■ **Problem statement**
Can you copy out the data exactly? Leave the images out.

┌────────

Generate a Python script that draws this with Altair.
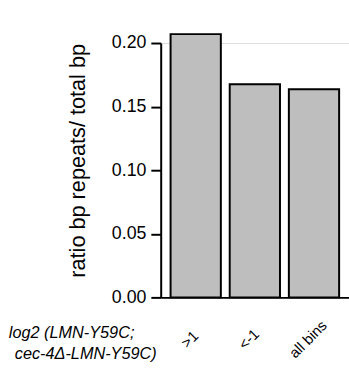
import altair as alt
import pandas as pd

categories = [">1", "<-1", "all bins"]
values = [0.207, 0.1675, 0.1637]
y_ticks = [0.0, 0.05, 0.10, 0.15, 0.20]
x_title_lines = ["log2 (LMN-Y59C;", "cec-4\u0394-LMN-Y59C)"]
y_title = "ratio bp repeats/ total bp"

df = pd.DataFrame({"cat": categories, "val": values})
FONT = "Liberation Sans"

x_enc = alt.X(
    "cat:N",
    sort=categories,
    scale=alt.Scale(paddingInner=0.15, paddingOuter=0.167),
    axis=alt.Axis(
        title=None,
        labelFont=FONT,
        labelFontSize=15,
        labelColor="black",
        labelAngle=-45,
        labelAlign="center",
        labelBaseline="middle",
        labelPadding=42,
        labelOffset=-6,
        ticks=False,
        tickSize=0,
        domainColor="black",
        domainWidth=2,
        grid=False,
    ),
)

y_enc = alt.Y(
    "val:Q",
    scale=alt.Scale(domain=[0, 0.2], nice=False, zero=True),
    axis=alt.Axis(
        title=y_title,
        titleFont=FONT,
        titleFontSize=22,
        titleFontWeight="normal",
        titleColor="black",
        titleAngle=270,
        titleBaseline="middle",
        titleAlign="center",
        titleX=-84,
        titleY=119,
        values=y_ticks,
        format=".2f",
        labelFont=FONT,
        labelFontSize=18,
        labelColor="black",
        labelPadding=5,
        tickSize=10,
        tickWidth=2,
        tickColor="black",
        domainColor="black",
        domainWidth=2,
        grid=False,
    ),
)

bars = alt.Chart(df).mark_bar(
    color="#bebebe", stroke="black", strokeWidth=2, clip=False
).encode(x=x_enc, y=y_enc)

title_style = dict(
    font=FONT, fontSize=16.5, fontStyle="italic", color="black",
    align="left", baseline="alphabetic",
)
t1 = alt.Chart().mark_text(text=x_title_lines[0], **title_style).encode(
    x=alt.value(-154), y=alt.value(299)
)
t2 = alt.Chart().mark_text(text=x_title_lines[1], **title_style).encode(
    x=alt.value(-148), y=alt.value(321)
)

chart = alt.layer(bars, t1, t2).properties(
    width=191,
    height=258,
    autosize=alt.AutoSizeParams(type="none"),
    padding={"left": 163, "top": 41, "right": 0, "bottom": 70},
).configure_view(stroke=None).configure(background="white")

chart.save("out.html", embed_options={"renderer": "svg", "actions": False})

└────────

■ **Output of the exercise**
Generate a Python script that draws this with Altair.
import altair as alt
import pandas as pd

categories = [">1", "<-1", "all bins"]
values = [0.207, 0.1675, 0.1637]
y_ticks = [0.0, 0.05, 0.10, 0.15, 0.20]
x_title_lines = ["log2 (LMN-Y59C;", "cec-4\u0394-LMN-Y59C)"]
y_title = "ratio bp repeats/ total bp"

df = pd.DataFrame({"cat": categories, "val": values})
FONT = "Liberation Sans"

x_enc = alt.X(
    "cat:N",
    sort=categories,
    scale=alt.Scale(paddingInner=0.15, paddingOuter=0.167),
    axis=alt.Axis(
        title=None,
        labelFont=FONT,
        labelFontSize=15,
        labelColor="black",
        labelAngle=-45,
        labelAlign="center",
        labelBaseline="middle",
        labelPadding=42,
        labelOffset=-6,
        ticks=False,
        tickSize=0,
        domainColor="black",
        domainWidth=2,
        grid=False,
    ),
)

y_enc = alt.Y(
    "val:Q",
    scale=alt.Scale(domain=[0, 0.2], nice=False, zero=True),
    axis=alt.Axis(
        title=y_title,
        titleFont=FONT,
        titleFontSize=22,
        titleFontWeight="normal",
        titleColor="black",
        titleAngle=270,
        titleBaseline="middle",
        titleAlign="center",
        titleX=-84,
        titleY=119,
        values=y_ticks,
        format=".2f",
        labelFont=FONT,
        labelFontSize=18,
        labelColor="black",
        labelPadding=5,
        tickSize=10,
        tickWidth=2,
        tickColor="black",
        domainColor="black",
        domainWidth=2,
        grid=False,
    ),
)

bars = alt.Chart(df).mark_bar(
    color="#bebebe", stroke="black", strokeWidth=2, clip=False
).encode(x=x_enc, y=y_enc)

title_style = dict(
    font=FONT, fontSize=16.5, fontStyle="italic", color="black",
    align="left", baseline="alphabetic",
)
t1 = alt.Chart().mark_text(text=x_title_lines[0], **title_style).encode(
    x=alt.value(-154), y=alt.value(299)
)
t2 = alt.Chart().mark_text(text=x_title_lines[1], **title_style).encode(
    x=alt.value(-148), y=alt.value(321)
)

chart = alt.layer(bars, t1, t2).properties(
    width=191,
    height=258,
    autosize=alt.AutoSizeParams(type="none"),
    padding={"left": 163, "top": 41, "right": 0, "bottom": 70},
).configure_view(stroke=None).configure(background="white")

chart.save("out.html", embed_options={"renderer": "svg", "actions": False})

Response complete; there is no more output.